EXERCISE PROMPT
Write out the records below once more, exactly as they stand.

Records from a collection:

_____

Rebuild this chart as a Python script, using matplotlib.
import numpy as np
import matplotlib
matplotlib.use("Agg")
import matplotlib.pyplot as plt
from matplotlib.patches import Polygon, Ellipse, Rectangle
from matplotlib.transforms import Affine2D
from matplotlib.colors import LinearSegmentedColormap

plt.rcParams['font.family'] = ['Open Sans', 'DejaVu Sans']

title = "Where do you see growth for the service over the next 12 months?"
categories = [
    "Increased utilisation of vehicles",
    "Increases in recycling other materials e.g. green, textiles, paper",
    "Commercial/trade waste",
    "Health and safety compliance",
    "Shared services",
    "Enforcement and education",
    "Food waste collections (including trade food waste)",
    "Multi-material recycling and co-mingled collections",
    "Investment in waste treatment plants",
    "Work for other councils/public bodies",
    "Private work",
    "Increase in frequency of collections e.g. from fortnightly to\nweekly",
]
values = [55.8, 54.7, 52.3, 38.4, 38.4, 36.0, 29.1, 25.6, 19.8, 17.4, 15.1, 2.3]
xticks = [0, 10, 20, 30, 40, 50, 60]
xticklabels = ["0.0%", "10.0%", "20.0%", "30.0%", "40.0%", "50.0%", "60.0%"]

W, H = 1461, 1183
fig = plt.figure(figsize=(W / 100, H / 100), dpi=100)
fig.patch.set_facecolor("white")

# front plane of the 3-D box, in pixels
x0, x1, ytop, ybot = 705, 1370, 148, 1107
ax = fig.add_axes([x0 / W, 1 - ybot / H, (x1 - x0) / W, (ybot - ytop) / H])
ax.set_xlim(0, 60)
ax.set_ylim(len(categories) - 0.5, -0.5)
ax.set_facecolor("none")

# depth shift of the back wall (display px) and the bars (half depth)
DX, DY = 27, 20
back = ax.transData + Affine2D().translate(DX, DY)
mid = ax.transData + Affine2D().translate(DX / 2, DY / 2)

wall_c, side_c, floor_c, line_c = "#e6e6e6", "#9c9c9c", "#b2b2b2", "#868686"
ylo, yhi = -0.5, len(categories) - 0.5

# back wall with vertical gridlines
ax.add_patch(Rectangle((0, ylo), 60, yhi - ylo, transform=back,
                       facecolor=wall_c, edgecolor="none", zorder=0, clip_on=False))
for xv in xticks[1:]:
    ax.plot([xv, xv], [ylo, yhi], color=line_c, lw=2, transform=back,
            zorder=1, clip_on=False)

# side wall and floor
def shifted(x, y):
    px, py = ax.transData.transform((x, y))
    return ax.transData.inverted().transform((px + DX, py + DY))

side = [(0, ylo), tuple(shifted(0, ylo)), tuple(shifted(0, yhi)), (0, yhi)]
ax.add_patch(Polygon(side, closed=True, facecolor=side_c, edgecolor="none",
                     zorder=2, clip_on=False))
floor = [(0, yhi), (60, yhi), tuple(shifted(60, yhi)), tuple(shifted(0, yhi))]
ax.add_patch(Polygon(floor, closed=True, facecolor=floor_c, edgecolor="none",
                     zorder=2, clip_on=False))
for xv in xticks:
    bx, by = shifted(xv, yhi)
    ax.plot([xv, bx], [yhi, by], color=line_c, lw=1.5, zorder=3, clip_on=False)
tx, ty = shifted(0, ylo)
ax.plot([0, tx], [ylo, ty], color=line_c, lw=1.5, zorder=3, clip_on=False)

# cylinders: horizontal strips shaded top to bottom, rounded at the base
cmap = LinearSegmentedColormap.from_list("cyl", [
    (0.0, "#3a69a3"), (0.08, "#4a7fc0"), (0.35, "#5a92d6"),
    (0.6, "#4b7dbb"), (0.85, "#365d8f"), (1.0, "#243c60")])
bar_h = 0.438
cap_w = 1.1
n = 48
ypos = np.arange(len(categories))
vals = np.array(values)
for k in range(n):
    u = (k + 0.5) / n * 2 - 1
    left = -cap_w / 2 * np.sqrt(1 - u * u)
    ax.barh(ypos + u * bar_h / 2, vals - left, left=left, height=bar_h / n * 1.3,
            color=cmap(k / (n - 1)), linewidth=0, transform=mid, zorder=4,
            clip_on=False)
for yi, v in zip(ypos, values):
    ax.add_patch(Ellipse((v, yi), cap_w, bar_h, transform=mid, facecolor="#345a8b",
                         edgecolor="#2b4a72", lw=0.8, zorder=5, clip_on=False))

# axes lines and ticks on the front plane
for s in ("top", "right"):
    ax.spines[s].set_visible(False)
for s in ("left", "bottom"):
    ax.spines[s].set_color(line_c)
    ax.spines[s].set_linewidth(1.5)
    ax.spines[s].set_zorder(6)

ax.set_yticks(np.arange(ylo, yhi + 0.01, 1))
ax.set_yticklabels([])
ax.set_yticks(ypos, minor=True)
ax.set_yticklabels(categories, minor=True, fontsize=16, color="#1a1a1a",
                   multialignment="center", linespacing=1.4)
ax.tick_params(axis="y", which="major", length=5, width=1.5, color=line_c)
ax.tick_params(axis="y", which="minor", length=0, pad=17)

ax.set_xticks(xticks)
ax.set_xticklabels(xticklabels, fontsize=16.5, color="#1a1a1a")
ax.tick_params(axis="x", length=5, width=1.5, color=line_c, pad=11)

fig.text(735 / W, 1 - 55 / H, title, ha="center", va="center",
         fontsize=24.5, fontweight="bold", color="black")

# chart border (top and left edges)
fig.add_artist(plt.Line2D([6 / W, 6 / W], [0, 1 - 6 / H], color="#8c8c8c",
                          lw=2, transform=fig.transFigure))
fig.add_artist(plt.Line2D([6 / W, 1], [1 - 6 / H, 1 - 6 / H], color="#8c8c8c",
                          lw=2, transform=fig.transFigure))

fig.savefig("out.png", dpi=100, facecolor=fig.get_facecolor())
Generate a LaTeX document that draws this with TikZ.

_____

RESPONSE BELOW
Rebuild this chart as a Python script, using matplotlib.
import numpy as np
import matplotlib
matplotlib.use("Agg")
import matplotlib.pyplot as plt
from matplotlib.patches import Polygon, Ellipse, Rectangle
from matplotlib.transforms import Affine2D
from matplotlib.colors import LinearSegmentedColormap

plt.rcParams['font.family'] = ['Open Sans', 'DejaVu Sans']

title = "Where do you see growth for the service over the next 12 months?"
categories = [
    "Increased utilisation of vehicles",
    "Increases in recycling other materials e.g. green, textiles, paper",
    "Commercial/trade waste",
    "Health and safety compliance",
    "Shared services",
    "Enforcement and education",
    "Food waste collections (including trade food waste)",
    "Multi-material recycling and co-mingled collections",
    "Investment in waste treatment plants",
    "Work for other councils/public bodies",
    "Private work",
    "Increase in frequency of collections e.g. from fortnightly to\nweekly",
]
values = [55.8, 54.7, 52.3, 38.4, 38.4, 36.0, 29.1, 25.6, 19.8, 17.4, 15.1, 2.3]
xticks = [0, 10, 20, 30, 40, 50, 60]
xticklabels = ["0.0%", "10.0%", "20.0%", "30.0%", "40.0%", "50.0%", "60.0%"]

W, H = 1461, 1183
fig = plt.figure(figsize=(W / 100, H / 100), dpi=100)
fig.patch.set_facecolor("white")

# front plane of the 3-D box, in pixels
x0, x1, ytop, ybot = 705, 1370, 148, 1107
ax = fig.add_axes([x0 / W, 1 - ybot / H, (x1 - x0) / W, (ybot - ytop) / H])
ax.set_xlim(0, 60)
ax.set_ylim(len(categories) - 0.5, -0.5)
ax.set_facecolor("none")

# depth shift of the back wall (display px) and the bars (half depth)
DX, DY = 27, 20
back = ax.transData + Affine2D().translate(DX, DY)
mid = ax.transData + Affine2D().translate(DX / 2, DY / 2)

wall_c, side_c, floor_c, line_c = "#e6e6e6", "#9c9c9c", "#b2b2b2", "#868686"
ylo, yhi = -0.5, len(categories) - 0.5

# back wall with vertical gridlines
ax.add_patch(Rectangle((0, ylo), 60, yhi - ylo, transform=back,
                       facecolor=wall_c, edgecolor="none", zorder=0, clip_on=False))
for xv in xticks[1:]:
    ax.plot([xv, xv], [ylo, yhi], color=line_c, lw=2, transform=back,
            zorder=1, clip_on=False)

# side wall and floor
def shifted(x, y):
    px, py = ax.transData.transform((x, y))
    return ax.transData.inverted().transform((px + DX, py + DY))

side = [(0, ylo), tuple(shifted(0, ylo)), tuple(shifted(0, yhi)), (0, yhi)]
ax.add_patch(Polygon(side, closed=True, facecolor=side_c, edgecolor="none",
                     zorder=2, clip_on=False))
floor = [(0, yhi), (60, yhi), tuple(shifted(60, yhi)), tuple(shifted(0, yhi))]
ax.add_patch(Polygon(floor, closed=True, facecolor=floor_c, edgecolor="none",
                     zorder=2, clip_on=False))
for xv in xticks:
    bx, by = shifted(xv, yhi)
    ax.plot([xv, bx], [yhi, by], color=line_c, lw=1.5, zorder=3, clip_on=False)
tx, ty = shifted(0, ylo)
ax.plot([0, tx], [ylo, ty], color=line_c, lw=1.5, zorder=3, clip_on=False)

# cylinders: horizontal strips shaded top to bottom, rounded at the base
cmap = LinearSegmentedColormap.from_list("cyl", [
    (0.0, "#3a69a3"), (0.08, "#4a7fc0"), (0.35, "#5a92d6"),
    (0.6, "#4b7dbb"), (0.85, "#365d8f"), (1.0, "#243c60")])
bar_h = 0.438
cap_w = 1.1
n = 48
ypos = np.arange(len(categories))
vals = np.array(values)
for k in range(n):
    u = (k + 0.5) / n * 2 - 1
    left = -cap_w / 2 * np.sqrt(1 - u * u)
    ax.barh(ypos + u * bar_h / 2, vals - left, left=left, height=bar_h / n * 1.3,
            color=cmap(k / (n - 1)), linewidth=0, transform=mid, zorder=4,
            clip_on=False)
for yi, v in zip(ypos, values):
    ax.add_patch(Ellipse((v, yi), cap_w, bar_h, transform=mid, facecolor="#345a8b",
                         edgecolor="#2b4a72", lw=0.8, zorder=5, clip_on=False))

# axes lines and ticks on the front plane
for s in ("top", "right"):
    ax.spines[s].set_visible(False)
for s in ("left", "bottom"):
    ax.spines[s].set_color(line_c)
    ax.spines[s].set_linewidth(1.5)
    ax.spines[s].set_zorder(6)

ax.set_yticks(np.arange(ylo, yhi + 0.01, 1))
ax.set_yticklabels([])
ax.set_yticks(ypos, minor=True)
ax.set_yticklabels(categories, minor=True, fontsize=16, color="#1a1a1a",
                   multialignment="center", linespacing=1.4)
ax.tick_params(axis="y", which="major", length=5, width=1.5, color=line_c)
ax.tick_params(axis="y", which="minor", length=0, pad=17)

ax.set_xticks(xticks)
ax.set_xticklabels(xticklabels, fontsize=16.5, color="#1a1a1a")
ax.tick_params(axis="x", length=5, width=1.5, color=line_c, pad=11)

fig.text(735 / W, 1 - 55 / H, title, ha="center", va="center",
         fontsize=24.5, fontweight="bold", color="black")

# chart border (top and left edges)
fig.add_artist(plt.Line2D([6 / W, 6 / W], [0, 1 - 6 / H], color="#8c8c8c",
                          lw=2, transform=fig.transFigure))
fig.add_artist(plt.Line2D([6 / W, 1], [1 - 6 / H, 1 - 6 / H], color="#8c8c8c",
                          lw=2, transform=fig.transFigure))

fig.savefig("out.png", dpi=100, facecolor=fig.get_facecolor())
Generate a LaTeX document that draws this with TikZ.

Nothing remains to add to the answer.